[START]

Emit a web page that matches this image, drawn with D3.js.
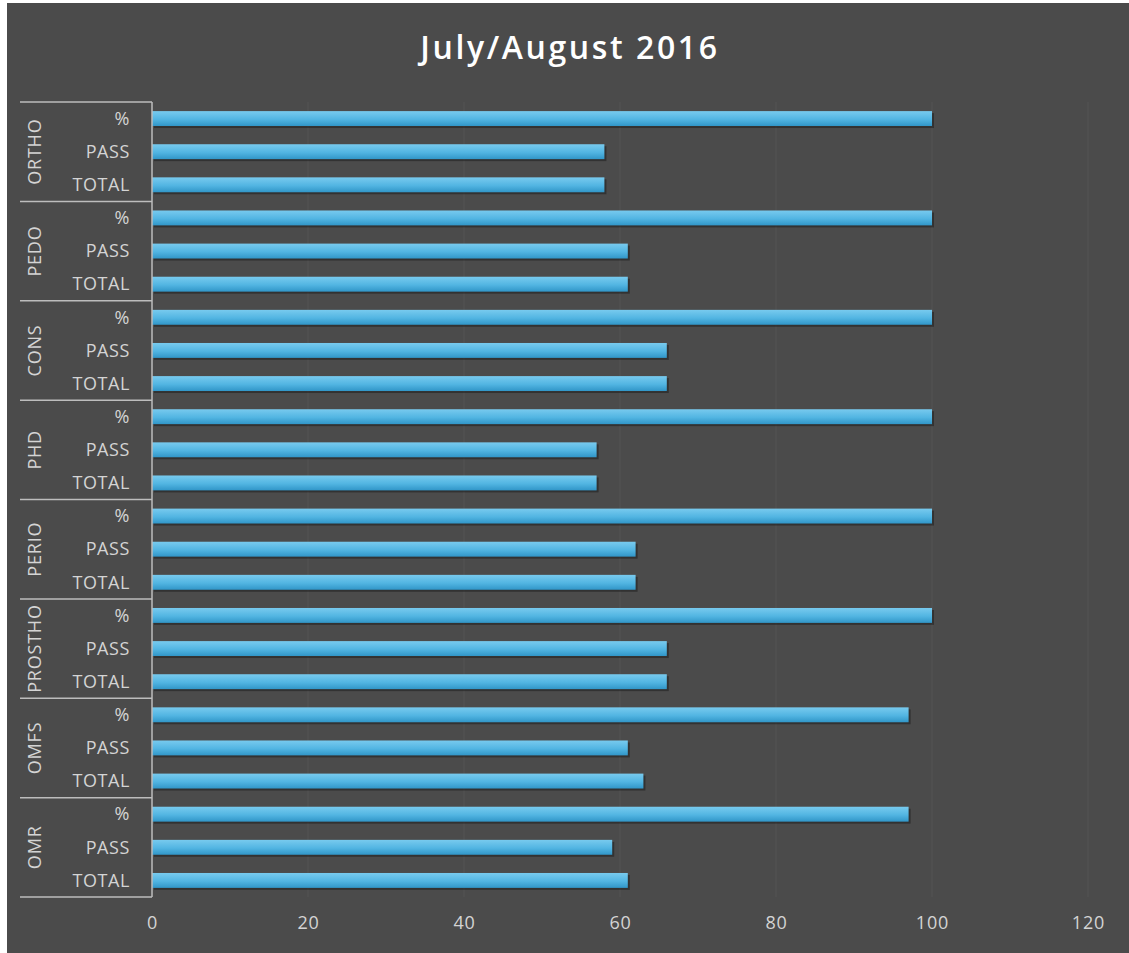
<!DOCTYPE html>
<html>
<head>
<meta charset="utf-8">
<script src="https://cdn.jsdelivr.net/npm/d3@7"></script>
<style>
  html, body { margin: 0; padding: 0; background: #fff; }
  svg { display: block; }
</style>
</head>
<body>
<svg id="chart"></svg>
<script>
var groups = ["ORTHO", "PEDO", "CONS", "PHD", "PERIO", "PROSTHO", "OMFS", "OMR"];
var metrics = ["%", "PASS", "TOTAL"];
var pctValues = [100, 100, 100, 100, 100, 100, 97, 97];
var passValues = [58, 61, 66, 57, 62, 66, 61, 59];
var totalValues = [58, 61, 66, 57, 62, 66, 63, 61];
var xTicks = [0, 20, 40, 60, 80, 100, 120];

var width = 1129, height = 953;
var plot = { left: 152, right: 1088, top: 102, bottom: 897 };

var data = [];
groups.forEach(function(g, i) {
    data.push({ group: g, metric: "%", value: pctValues[i] });
    data.push({ group: g, metric: "PASS", value: passValues[i] });
    data.push({ group: g, metric: "TOTAL", value: totalValues[i] });
});

var svg = d3.select("#chart")
    .attr("width", width)
    .attr("height", height);

// scanned page background
svg.append("rect")
    .attr("x", 7).attr("y", 3)
    .attr("width", width - 7).attr("height", height - 3)
    .attr("fill", "#4b4b4b");

var defs = svg.append("defs");
var grad = defs.append("linearGradient")
    .attr("id", "barGrad")
    .attr("x1", 0).attr("y1", 0).attr("x2", 0).attr("y2", 1);
grad.append("stop").attr("offset", "0%").attr("stop-color", "#78caee");
grad.append("stop").attr("offset", "55%").attr("stop-color", "#52b5e2");
grad.append("stop").attr("offset", "100%").attr("stop-color", "#3196c8");

var x = d3.scaleLinear().domain([0, 120]).range([plot.left, plot.right]);

var y0 = d3.scaleBand()
    .domain(groups)
    .range([plot.top, plot.bottom]);

var y1 = d3.scaleBand()
    .domain(metrics)
    .range([0, y0.bandwidth()])
    .paddingInner(0.55)
    .paddingOuter(0.275);

// faint vertical gridlines
svg.append("g")
    .selectAll("line")
    .data(xTicks.slice(1))
    .enter().append("line")
    .attr("x1", function(d) { return x(d); })
    .attr("x2", function(d) { return x(d); })
    .attr("y1", plot.top)
    .attr("y2", plot.bottom)
    .attr("stroke", "rgba(255,255,255,0.06)")
    .attr("stroke-width", 1);

// bar shadows
svg.append("g")
    .selectAll("rect")
    .data(data)
    .enter().append("rect")
    .attr("x", x(0) + 2)
    .attr("y", function(d) { return y0(d.group) + y1(d.metric) + 2; })
    .attr("width", function(d) { return x(d.value) - x(0); })
    .attr("height", y1.bandwidth())
    .attr("fill", "rgba(20,20,20,0.45)");

svg.append("g")
    .selectAll("rect")
    .data(data)
    .enter().append("rect")
    .attr("x", x(0))
    .attr("y", function(d) { return y0(d.group) + y1(d.metric); })
    .attr("width", function(d) { return x(d.value) - x(0); })
    .attr("height", y1.bandwidth())
    .attr("fill", "url(#barGrad)");

var labelColor = "#d4d4d4";
var lineColor = "#bdbdbd";

// category axis: vertical line + group separators
svg.append("line")
    .attr("x1", plot.left).attr("x2", plot.left)
    .attr("y1", plot.top).attr("y2", plot.bottom)
    .attr("stroke", lineColor).attr("stroke-width", 1.5);

var seps = groups.map(function(g) { return y0(g); }).concat([plot.bottom]);
svg.append("g")
    .selectAll("line")
    .data(seps)
    .enter().append("line")
    .attr("x1", 20).attr("x2", plot.left)
    .attr("y1", function(d) { return d; })
    .attr("y2", function(d) { return d; })
    .attr("stroke", lineColor).attr("stroke-width", 1.5);

// metric labels
svg.append("g")
    .selectAll("text")
    .data(data)
    .enter().append("text")
    .attr("x", 130)
    .attr("y", function(d) { return y0(d.group) + y1(d.metric) + y1.bandwidth() / 2; })
    .attr("dy", "0.35em")
    .attr("text-anchor", "end")
    .attr("fill", labelColor)
    .style("font-family", "'Open Sans', sans-serif")
    .style("font-size", "18px")
    .style("letter-spacing", "0.6px")
    .text(function(d) { return d.metric; });

// group labels, rotated
svg.append("g")
    .selectAll("text")
    .data(groups)
    .enter().append("text")
    .attr("transform", function(d) {
        return "translate(35," + (y0(d) + y0.bandwidth() / 2) + ") rotate(-90)";
    })
    .attr("dy", "0.35em")
    .attr("text-anchor", "middle")
    .attr("fill", labelColor)
    .style("font-family", "'Open Sans', sans-serif")
    .style("font-size", "18px")
    .style("letter-spacing", "0.8px")
    .text(function(d) { return d; });

// value axis
var xAxis = d3.axisBottom(x).tickValues(xTicks).tickSize(0).tickPadding(0);
var gx = svg.append("g")
    .attr("transform", "translate(0," + 916 + ")")
    .call(xAxis);
gx.select(".domain").remove();
gx.selectAll("text")
    .attr("fill", labelColor)
    .style("font-family", "'Open Sans', sans-serif")
    .style("font-size", "18px")
    .style("letter-spacing", "0.8px");

svg.append("text")
    .attr("x", 570)
    .attr("y", 59)
    .attr("text-anchor", "middle")
    .attr("fill", "#ffffff")
    .style("font-family", "'Open Sans', sans-serif")
    .style("font-weight", "600")
    .style("font-size", "32px")
    .style("letter-spacing", "2.6px")
    .text("July/August 2016");
</script>
</body>
</html>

[END]

# GIVEN TASK
The data should be printed again unchanged; leave its pictures out.

# ANSWER TO THE PROBLEM
Emit a web page that matches this image, drawn with D3.js.
<!DOCTYPE html>
<html>
<head>
<meta charset="utf-8">
<script src="https://cdn.jsdelivr.net/npm/d3@7"></script>
<style>
  html, body { margin: 0; padding: 0; background: #fff; }
  svg { display: block; }
</style>
</head>
<body>
<svg id="chart"></svg>
<script>
var groups = ["ORTHO", "PEDO", "CONS", "PHD", "PERIO", "PROSTHO", "OMFS", "OMR"];
var metrics = ["%", "PASS", "TOTAL"];
var pctValues = [100, 100, 100, 100, 100, 100, 97, 97];
var passValues = [58, 61, 66, 57, 62, 66, 61, 59];
var totalValues = [58, 61, 66, 57, 62, 66, 63, 61];
var xTicks = [0, 20, 40, 60, 80, 100, 120];

var width = 1129, height = 953;
var plot = { left: 152, right: 1088, top: 102, bottom: 897 };

var data = [];
groups.forEach(function(g, i) {
    data.push({ group: g, metric: "%", value: pctValues[i] });
    data.push({ group: g, metric: "PASS", value: passValues[i] });
    data.push({ group: g, metric: "TOTAL", value: totalValues[i] });
});

var svg = d3.select("#chart")
    .attr("width", width)
    .attr("height", height);

// scanned page background
svg.append("rect")
    .attr("x", 7).attr("y", 3)
    .attr("width", width - 7).attr("height", height - 3)
    .attr("fill", "#4b4b4b");

var defs = svg.append("defs");
var grad = defs.append("linearGradient")
    .attr("id", "barGrad")
    .attr("x1", 0).attr("y1", 0).attr("x2", 0).attr("y2", 1);
grad.append("stop").attr("offset", "0%").attr("stop-color", "#78caee");
grad.append("stop").attr("offset", "55%").attr("stop-color", "#52b5e2");
grad.append("stop").attr("offset", "100%").attr("stop-color", "#3196c8");

var x = d3.scaleLinear().domain([0, 120]).range([plot.left, plot.right]);

var y0 = d3.scaleBand()
    .domain(groups)
    .range([plot.top, plot.bottom]);

var y1 = d3.scaleBand()
    .domain(metrics)
    .range([0, y0.bandwidth()])
    .paddingInner(0.55)
    .paddingOuter(0.275);

// faint vertical gridlines
svg.append("g")
    .selectAll("line")
    .data(xTicks.slice(1))
    .enter().append("line")
    .attr("x1", function(d) { return x(d); })
    .attr("x2", function(d) { return x(d); })
    .attr("y1", plot.top)
    .attr("y2", plot.bottom)
    .attr("stroke", "rgba(255,255,255,0.06)")
    .attr("stroke-width", 1);

// bar shadows
svg.append("g")
    .selectAll("rect")
    .data(data)
    .enter().append("rect")
    .attr("x", x(0) + 2)
    .attr("y", function(d) { return y0(d.group) + y1(d.metric) + 2; })
    .attr("width", function(d) { return x(d.value) - x(0); })
    .attr("height", y1.bandwidth())
    .attr("fill", "rgba(20,20,20,0.45)");

svg.append("g")
    .selectAll("rect")
    .data(data)
    .enter().append("rect")
    .attr("x", x(0))
    .attr("y", function(d) { return y0(d.group) + y1(d.metric); })
    .attr("width", function(d) { return x(d.value) - x(0); })
    .attr("height", y1.bandwidth())
    .attr("fill", "url(#barGrad)");

var labelColor = "#d4d4d4";
var lineColor = "#bdbdbd";

// category axis: vertical line + group separators
svg.append("line")
    .attr("x1", plot.left).attr("x2", plot.left)
    .attr("y1", plot.top).attr("y2", plot.bottom)
    .attr("stroke", lineColor).attr("stroke-width", 1.5);

var seps = groups.map(function(g) { return y0(g); }).concat([plot.bottom]);
svg.append("g")
    .selectAll("line")
    .data(seps)
    .enter().append("line")
    .attr("x1", 20).attr("x2", plot.left)
    .attr("y1", function(d) { return d; })
    .attr("y2", function(d) { return d; })
    .attr("stroke", lineColor).attr("stroke-width", 1.5);

// metric labels
svg.append("g")
    .selectAll("text")
    .data(data)
    .enter().append("text")
    .attr("x", 130)
    .attr("y", function(d) { return y0(d.group) + y1(d.metric) + y1.bandwidth() / 2; })
    .attr("dy", "0.35em")
    .attr("text-anchor", "end")
    .attr("fill", labelColor)
    .style("font-family", "'Open Sans', sans-serif")
    .style("font-size", "18px")
    .style("letter-spacing", "0.6px")
    .text(function(d) { return d.metric; });

// group labels, rotated
svg.append("g")
    .selectAll("text")
    .data(groups)
    .enter().append("text")
    .attr("transform", function(d) {
        return "translate(35," + (y0(d) + y0.bandwidth() / 2) + ") rotate(-90)";
    })
    .attr("dy", "0.35em")
    .attr("text-anchor", "middle")
    .attr("fill", labelColor)
    .style("font-family", "'Open Sans', sans-serif")
    .style("font-size", "18px")
    .style("letter-spacing", "0.8px")
    .text(function(d) { return d; });

// value axis
var xAxis = d3.axisBottom(x).tickValues(xTicks).tickSize(0).tickPadding(0);
var gx = svg.append("g")
    .attr("transform", "translate(0," + 916 + ")")
    .call(xAxis);
gx.select(".domain").remove();
gx.selectAll("text")
    .attr("fill", labelColor)
    .style("font-family", "'Open Sans', sans-serif")
    .style("font-size", "18px")
    .style("letter-spacing", "0.8px");

svg.append("text")
    .attr("x", 570)
    .attr("y", 59)
    .attr("text-anchor", "middle")
    .attr("fill", "#ffffff")
    .style("font-family", "'Open Sans', sans-serif")
    .style("font-weight", "600")
    .style("font-size", "32px")
    .style("letter-spacing", "2.6px")
    .text("July/August 2016");
</script>
</body>
</html>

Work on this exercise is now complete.